Happiness, and the pursuit of it, is a modern construct. Much like the modern conception of marriage as a union based on romantic love, we often forget that these modern ideals – centred around personal fulfilment – simply didn’t exist only a few generations ago.
What are the implications for the way we manage the workforce? A new study takes a wide lens look at global factors that lead to happiness at work.
To begin, it’s worth noting that there are wider psychological and cultural factors at play. Also, experts are still arguing over what happiness even is and how to measure it.
Social scientists have long been fascinated by the ways that national cultures influence the optimistic or pessimistic outlook of its citizens.
For example, some have suggested that French culture is uniquely geared to encourage a pessimistic outlook by its citizens. Despite ranking near the same level on the “index of human development” (material well-being) as Belgium and Denmark, the nation is 20 per cent lower than its peers on the “happiness scale”.
The flip side of this is the United States, which has long been recognised as the nation with the most ‘optimistic’ people. A study on global perspectives found that Americans are more likely to respond strongly in the affirmative when asked if they’re having “a particularly good day” than their peers in other advanced nations like Germany, the UK, Spain, France, and Japan.
Where normally there’s a general inverse relationship between GDP per capita and daily optimism, the U.S. stands out as the exception among advanced economies. It’s also a gap that’s held despite the anxieties about terrorism and the Global Financial Crisis that have shaped the past decade.
Why?
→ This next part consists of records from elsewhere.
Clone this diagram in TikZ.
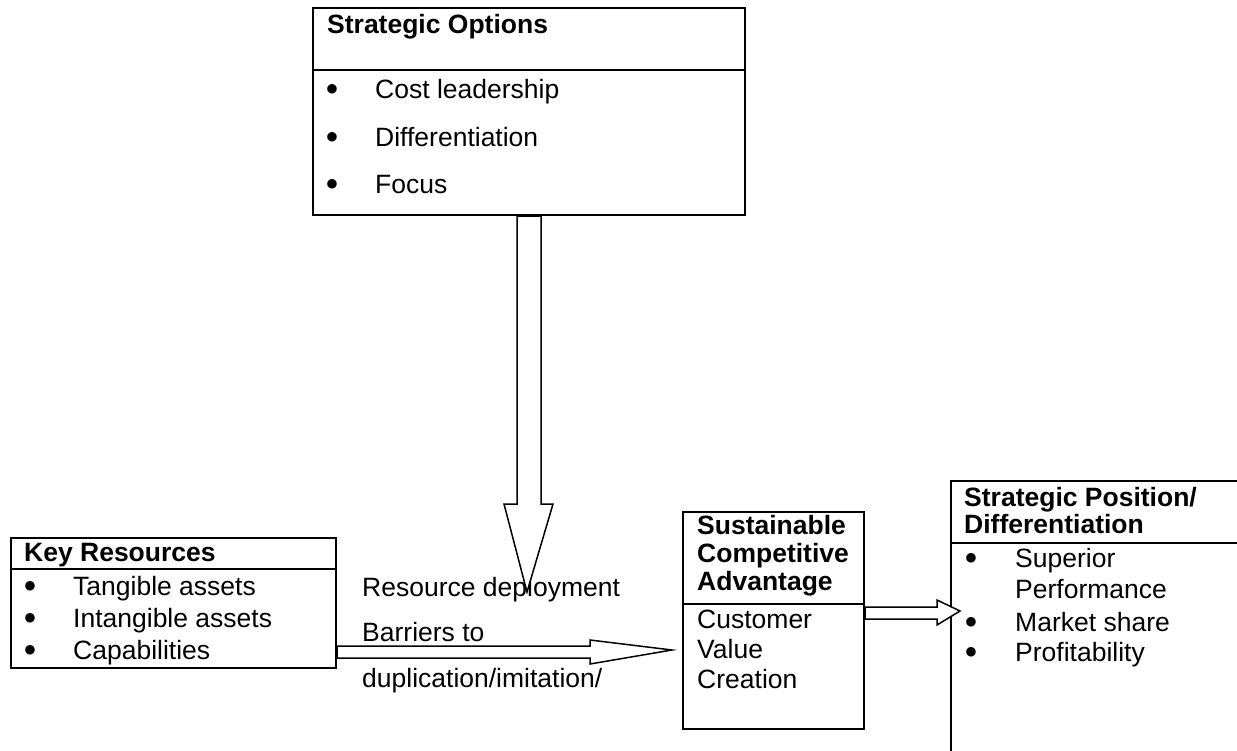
\documentclass[tikz,border=0pt]{standalone}
\usepackage{fontspec}
\setmainfont{Liberation Sans}
\newfontfamily\bulletfont{DejaVu Sans}
\usetikzlibrary{calc}
\begin{document}
\begin{tikzpicture}[x=1pt,y=-1pt,
  boxframe/.style={draw=black, line width=2pt, inner sep=0pt, anchor=north west},
  rule/.style={draw=black, line width=2pt},
  txt/.style={anchor=base west, inner sep=0pt, font=\fontsize{26.5}{30}\selectfont},
  hdr/.style={anchor=base west, inner sep=0pt, font=\fontsize{26.5}{30}\selectfont\bfseries},
  dot/.style={anchor=base, inner sep=0pt, yshift=5.5pt, font=\bulletfont\fontsize{12.5}{12.5}\selectfont},
  blockarrow/.style={draw=black, fill=white, line width=1.5pt, line join=miter}]
\useasboundingbox (0,0) rectangle (1237,750);
\clip (0,0) rectangle (1237,750);

% ---- frames ----
\node[boxframe, minimum width=432pt, minimum height=207pt] (optbox) at (312,7) {};
\node[boxframe, minimum width=325pt, minimum height=130pt] (krbox) at (10,537) {};
\node[boxframe, minimum width=181pt, minimum height=217pt] (scabox) at (682,511) {};
\node[boxframe, minimum width=400pt, minimum height=400pt] (spbox) at (950,480) {};

% header rules
\draw[rule] ($(optbox.north west)+(0,63)$) -- ($(optbox.north east)+(0,63)$);
\draw[rule] ($(krbox.north west)+(0,32)$) -- ($(krbox.north east)+(0,32)$);
\draw[rule] ($(scabox.north west)+(0,93)$) -- ($(scabox.north east)+(0,93)$);
\draw[rule] ($(spbox.north west)+(0,63)$) -- ($(spbox.north east)+(0,63)$);

% ---- Strategic Options ----
\node[hdr] (opttitle) at (327,33) {Strategic Options};
\node[dot] (ob1) at (332,98) {●};
\node[txt] (o1) at (375,98) {Cost leadership};
\node[dot] (ob2) at (332,146) {●};
\node[txt] (o2) at (375,146) {Differentiation};
\node[dot] (ob3) at (332,193) {●};
\node[txt] (o3) at (375,193) {Focus};

% ---- Key Resources ----
\node[hdr] (krtitle) at (24,561) {Key Resources};
\node[dot] (kb1) at (30,595) {●};
\node[txt] (k1) at (73,595) {Tangible assets};
\node[dot] (kb2) at (30,627) {●};
\node[txt] (k2) at (73,627) {Intangible assets};
\node[dot] (kb3) at (30,659) {●};
\node[txt] (k3) at (73,659) {Capabilities};

% ---- Sustainable Competitive Advantage ----
\node[hdr] (s1) at (697,534) {Sustainable};
\node[hdr] (s2) at (697,562) {Competitive};
\node[hdr] (s3) at (697,590) {Advantage};
\node[txt] (c1) at (697,628) {Customer};
\node[txt] (c2) at (697,658) {Value};
\node[txt] (c3) at (697,688) {Creation};

% ---- Strategic Position ----
\node[hdr] (p1) at (964,506) {Strategic Position/};
\node[hdr] (p2) at (964,533) {Differentiation};
\node[dot] (pb1) at (971,567) {●};
\node[txt] (q1) at (1015,567) {Superior};
\node[txt] (q2) at (1015,598) {Performance};
\node[dot] (pb2) at (971,631) {●};
\node[txt] (q3) at (1015,631) {Market share};
\node[dot] (pb3) at (971,661) {●};
\node[txt] (q4) at (1015,661) {Profitability};

% ---- labels between the boxes ----
\node[txt] (deploy) at (362,596) {Resource deployment};
\node[txt] (barr) at (362,641) {Barriers to};
\node[txt] (dupl) at (362,687) {duplication/imitation/};

% ---- block arrows ----
\coordinate (tipA) at (527,592);
\draw[blockarrow] ($(optbox.south)+(-12,0)$) -- ($(optbox.south)+(-12,288)$)
  -- ($(optbox.south)+(-25,288)$) -- (tipA) -- ($(optbox.south)+(24,288)$)
  -- ($(optbox.south)+(12,288)$) -- ($(optbox.south)+(12,0)$) -- cycle;

\coordinate (tipB) at (672,650);
\draw[blockarrow] ($(krbox.south east)+(0,-23)$) -- ($(krbox.south east)+(253,-23)$)
  -- ($(krbox.south east)+(253,-29)$) -- (tipB) -- ($(krbox.south east)+(253,-5)$)
  -- ($(krbox.south east)+(253,-11)$) -- ($(krbox.south east)+(0,-11)$) -- cycle;

\coordinate (tipC) at ($(spbox.north west)+(10,131)$);
\draw[blockarrow] ($(scabox.south east)+(0,-123)$) -- ($(scabox.south east)+(72,-123)$)
  -- ($(scabox.south east)+(72,-130)$) -- (tipC) -- ($(scabox.south east)+(72,-105)$)
  -- ($(scabox.south east)+(72,-111)$) -- ($(scabox.south east)+(0,-111)$) -- cycle;
\end{tikzpicture}
\end{document}
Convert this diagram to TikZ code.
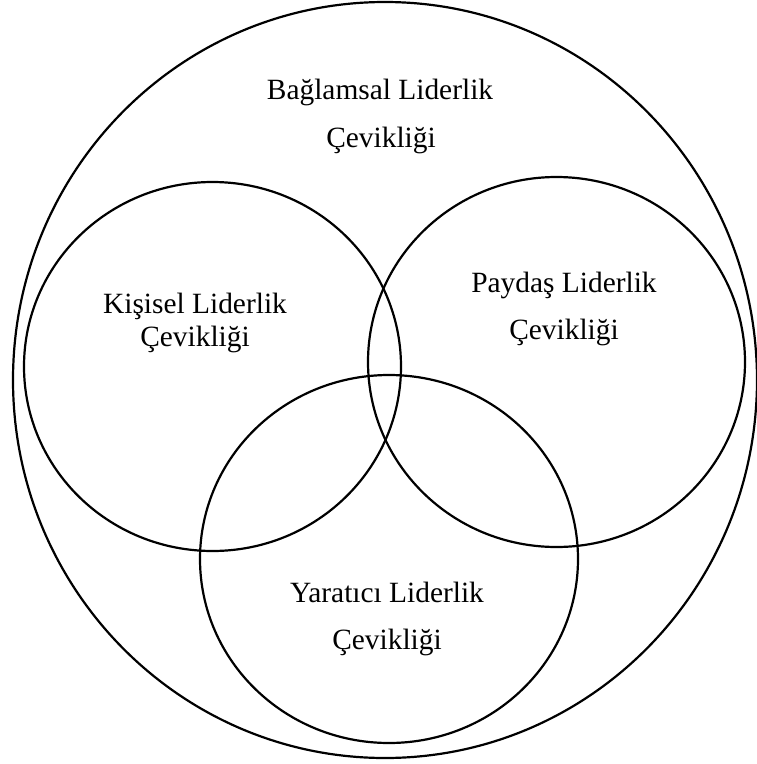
\documentclass[tikz,border=0pt]{standalone}
\usepackage{fontspec}
\setmainfont{Liberation Serif}
\usetikzlibrary{shapes.geometric}
\begin{document}
\begin{tikzpicture}[x=1pt,y=-1pt,
  ring/.style={draw=black,line width=2.2pt,ellipse,inner sep=0pt},
  lbl/.style={anchor=base,inner sep=0pt,font=\fontsize{29.4}{34}\selectfont}]
\useasboundingbox (0,0) rectangle (757,764);
\fill[white] (0,0) rectangle (757,764);
\node[ring,minimum width=744pt,minimum height=756pt] (outer) at (385,380) {};
\node[ring,minimum width=377pt,minimum height=369pt] (kis) at (212.5,366.5) {};
\node[ring,minimum width=377pt,minimum height=370pt] (pay) at (556.5,362) {};
\node[ring,minimum width=378pt,minimum height=368pt] (yar) at (389,559) {};
\node[lbl] (t1) at (380,99) {Bağlamsal Liderlik};
\node[lbl] (t2) at (381,147) {Çevikliği};
\node[lbl] (t3) at (195,313) {Kişisel Liderlik};
\node[lbl] (t4) at (195,346) {Çevikliği};
\node[lbl] (t5) at (564,292) {Paydaş Liderlik};
\node[lbl] (t6) at (564,339) {Çevikliği};
\node[lbl] (t7) at (387,602) {Yaratıcı Liderlik};
\node[lbl] (t8) at (387,649) {Çevikliği};
\end{tikzpicture}
\end{document}
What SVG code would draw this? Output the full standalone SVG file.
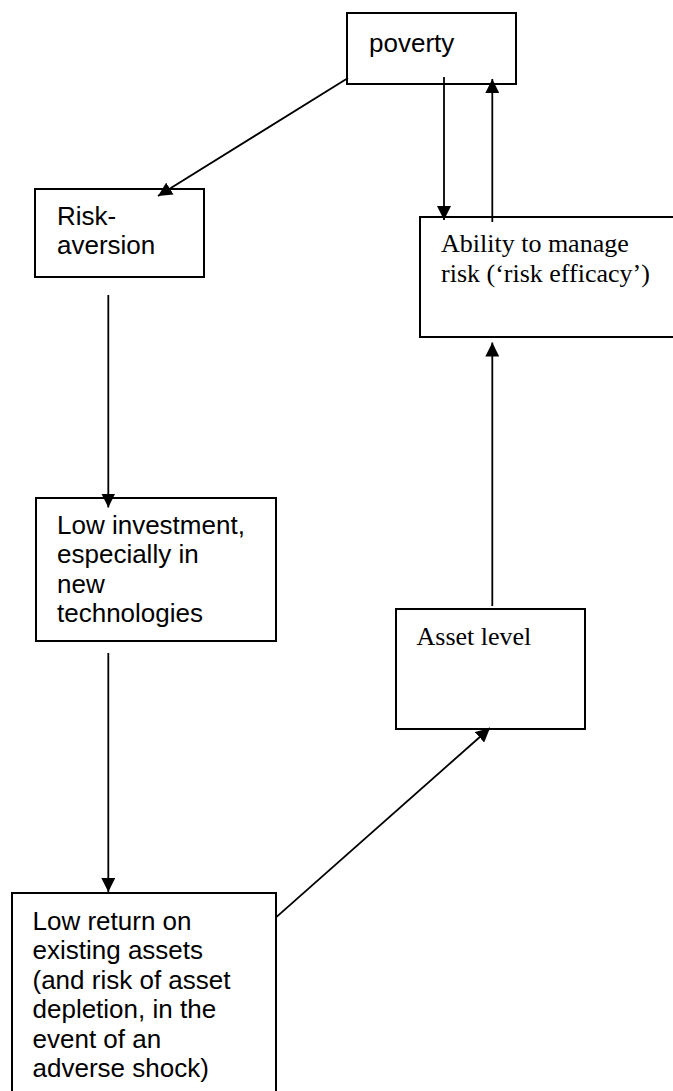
<svg xmlns="http://www.w3.org/2000/svg" width="673" height="1091" viewBox="0 0 673 1091">
  <style>
    .box { fill: #ffffff; stroke: #000000; stroke-width: 2; }
    .sans { font-family: "Liberation Sans", Arial, sans-serif; font-size: 26px; fill: #000000; }
    .serif { font-family: "Liberation Serif", "Times New Roman", serif; font-size: 26px; fill: #000000; }
    .link { fill: none; stroke: #000000; stroke-width: 1.8; marker-end: url(#head); }
  </style>
  <defs>
    <marker id="head" viewBox="0 0 14 14" refX="14" refY="7" markerWidth="14" markerHeight="14" markerUnits="userSpaceOnUse" orient="auto">
      <path d="M0,0 L14,7 L0,14 Z" fill="#000000"/>
    </marker>
  </defs>

  <rect width="673" height="1091" fill="#ffffff"/>

  <g id="node-poverty">
    <rect class="box" x="347" y="13" width="169" height="71"/>
    <text class="sans" x="369" y="52">poverty</text>
  </g>

  <g id="node-risk-aversion">
    <rect class="box" x="35" y="189" width="169" height="88"/>
    <text class="sans" x="57" y="225">Risk-</text>
    <text class="sans" x="57" y="253.5">aversion</text>
  </g>

  <g id="node-risk-efficacy">
    <rect class="box" x="420" y="217" width="262" height="120"/>
    <text class="serif" x="441" y="252">Ability to manage</text>
    <text class="serif" x="441" y="282">risk (‘risk efficacy’)</text>
  </g>

  <g id="node-low-investment">
    <rect class="box" x="36" y="498" width="240" height="143"/>
    <text class="sans" x="57" y="533.5">Low investment,</text>
    <text class="sans" x="57" y="563">especially in</text>
    <text class="sans" x="57" y="592.5">new</text>
    <text class="sans" x="57" y="622">technologies</text>
  </g>

  <g id="node-asset-level">
    <rect class="box" x="396" y="609" width="189" height="120"/>
    <text class="serif" x="416.5" y="645">Asset level</text>
  </g>

  <g id="node-low-return">
    <rect class="box" x="12" y="893" width="264" height="210"/>
    <text class="sans" x="32.5" y="929.5">Low return on</text>
    <text class="sans" x="32.5" y="959">existing assets</text>
    <text class="sans" x="32.5" y="988.5">(and risk of asset</text>
    <text class="sans" x="32.5" y="1018">depletion, in the</text>
    <text class="sans" x="32.5" y="1047.5">event of an</text>
    <text class="sans" x="32.5" y="1077">adverse shock)</text>
  </g>

  <g id="connectors">
    <line class="link" x1="348" y1="78" x2="158" y2="196"/>
    <line class="link" x1="444" y1="77" x2="444" y2="220"/>
    <line class="link" x1="492.3" y1="222" x2="492.3" y2="79"/>
    <line class="link" x1="108.3" y1="295" x2="108.3" y2="507.5"/>
    <line class="link" x1="108.3" y1="653" x2="108.3" y2="892"/>
    <line class="link" x1="276" y1="917.3" x2="490" y2="728"/>
    <line class="link" x1="492.3" y1="606" x2="492.3" y2="342.5"/>
  </g>
</svg>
Many suggest that while generally Western societies are geared towards individualism as a means of achieving satisfaction, in America it’s an essential, deeply ingrained mentality connected to national identity.
So, which jobs make you the happiest?
The recently published 2017 World Happiness Report looks closely at the relationship between work and happiness – and comes up with some fascinating results.
Drawing from Gallup World Poll findings, the report surveyed people across 11 broad job types, covering areas including business owner, office worker, or manager, and working in farming, construction, mining, or transport.
The key finding is that white collar workers are far happier in their jobs than blue collar workers.
People around the world who categorise themselves as a manager, an executive, an official, or a professional worker evaluate the quality of their lives at a little over 6 out of 10.
On the other hand, people working across a number of labor-intensive industries such as construction, mining, manufacturing, transport, farming, fishing, and forestry evaluate their lives around 4.5 out of 10 on average.
Even among professional workers, the study found that senior professionals (manager, executive, official) evaluate their lives significantly higher and report more positive affective experiences than the self-reported happiness of office workers (clerical, sales, or service), even when allowing for income and other variations.
What about work makes people happy?
Further to this, employees in countries across North and South America, Europe, as well as Australia and New Zealand are generally more “satisfied” with their job, with Austria taking the top spot with 95 per cent of respondents reporting being satisfied with their jobs.
The reasons why are what we’ve come to expect.
Apart from high pay correlating with a sense of satisfaction about their jobs and lives more generally, a work-life balance is the next strongest predictor of employee happiness. This is followed by job variety and the need to learn new things, the level of individual autonomy enjoyed, job security and social capital (as measured through the support one receives from fellow workers).
Engagement; it’s complicated
Where things get tricky is the peculiar discrepancy between employee happiness and employee engagement (you can read about this in more detail in Tim Baker’s article today).
The survey’s findings suggest that there is more to employee happiness than simply a level of job satisfaction – even among countries that have relatively high job satisfaction numbers, “active” employee engagement is typically less than 20 per cent. The number drops to 10 per cent in Western Europe, and much less still in East Asia.
Satisfaction is part of the picture, sure, but truly hitting employee happiness involves getting individuals to be positively absorbed by their work and fully committed to advancing the organisation’s interests.
While many of these findings are already clear to most HR professionals, the key takeaway is to recognise that, at work, emotions actually do matter. Happiness at work is important – and more than anything else it’s what leads employees to work harder and smarter.
The next step is recognising what’s needed to make people happier in their job – and how to get there.